La fresella napoletana nasce al Borgo Sant’Antonio Abate: Antonio è uno degli ultimi ‘fresellari’
La zona è una di quelle vicino alla stazione di piazza Garibaldi. All’entrata del borgo Sant’Antonio Abate, ‘o buvero, la strada che percorriamo, c’è una piazzetta con un mercato ortofrutticolo; bancarelle e merci di ogni genere ovunque si guardi, un vociare vivace e continuo come sottofondo. In questa cornice, sul portone del civico 116, si legge su un’insegna: “P. Di Paolo – ‘O fresellaro”. Pochi metri nel palazzo e si sente già il profumo di ciò che cuoce in forno. Antonio, un vero e proprio artigiano del cibo napoletano, ci accoglie nella sua bottega, più unica che rara. La sua famiglia lavora in questo piccolo “museo della fresella” da sette generazioni.
Antonio Di Paolo ci spiega cosa gli hanno insegnato suo papà e suo nonno, ci fa vedere foto e oggetti che, dopo quasi due secoli di vita, sono arrivati nelle sue mani. In lui, la passione per questo mestiere è nata per gioco: «Quand’ero bambino – racconta – non esisteva la Playstation. Di mattina andavo a scuola e il pomeriggio lo passavo qui in laboratorio, da quando avevo 9 anni».
Tra le mura di casa sua, amore per la tradizione e trucchi del mestiere si sono tramandati di padre in figlio, per continuare a proporre i sapori di un tempo: «C’è un segreto in ogni ricetta – dice Antonio – ma sempre con ingredienti genuini e lavorazione a mano come presupposti».

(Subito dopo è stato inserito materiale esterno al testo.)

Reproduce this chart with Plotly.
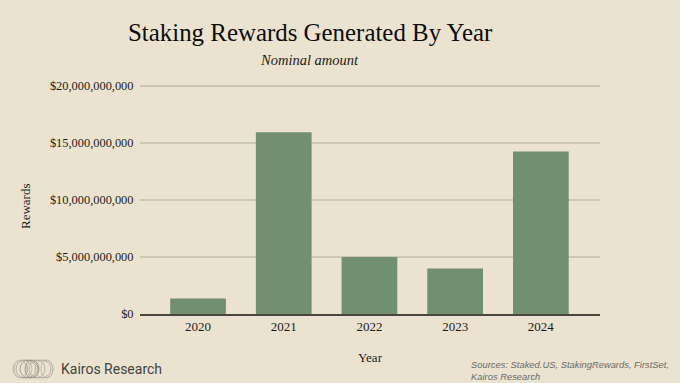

La fresella, nella dieta napoletana dai Borbone
A Napoli, questo alimento fece la sua comparsa ai tempi dei Borbone. All’epoca, una delle portate più apprezzate dal re era la zuppa di cozze. Il popolo – che non poteva permettersi di acquistarle – creò una versione più economica del piatto, con dei frutti di mare meno cari, le maruzze. Serviva il tocco finale, un biscotto capace di impregnarsi di brodo, senza rompersi: nacque così la fresella che, da quel momento, irruppe nella dieta dei napoletani. Con il passare degli anni, la situazione è cambiata. Oggi, i fresellari sono scomparsi quasi del tutto e Di Paolo lavora solo con ristoranti e trattorie: «In casa, è un prodotto che mangiamo sempre meno – commenta amaro – ma, chi lo conosce, lo usa sempre. Non ha conservanti o miglioratori di alcun tipo, è naturale al 100% e può essere servita in tanti modi».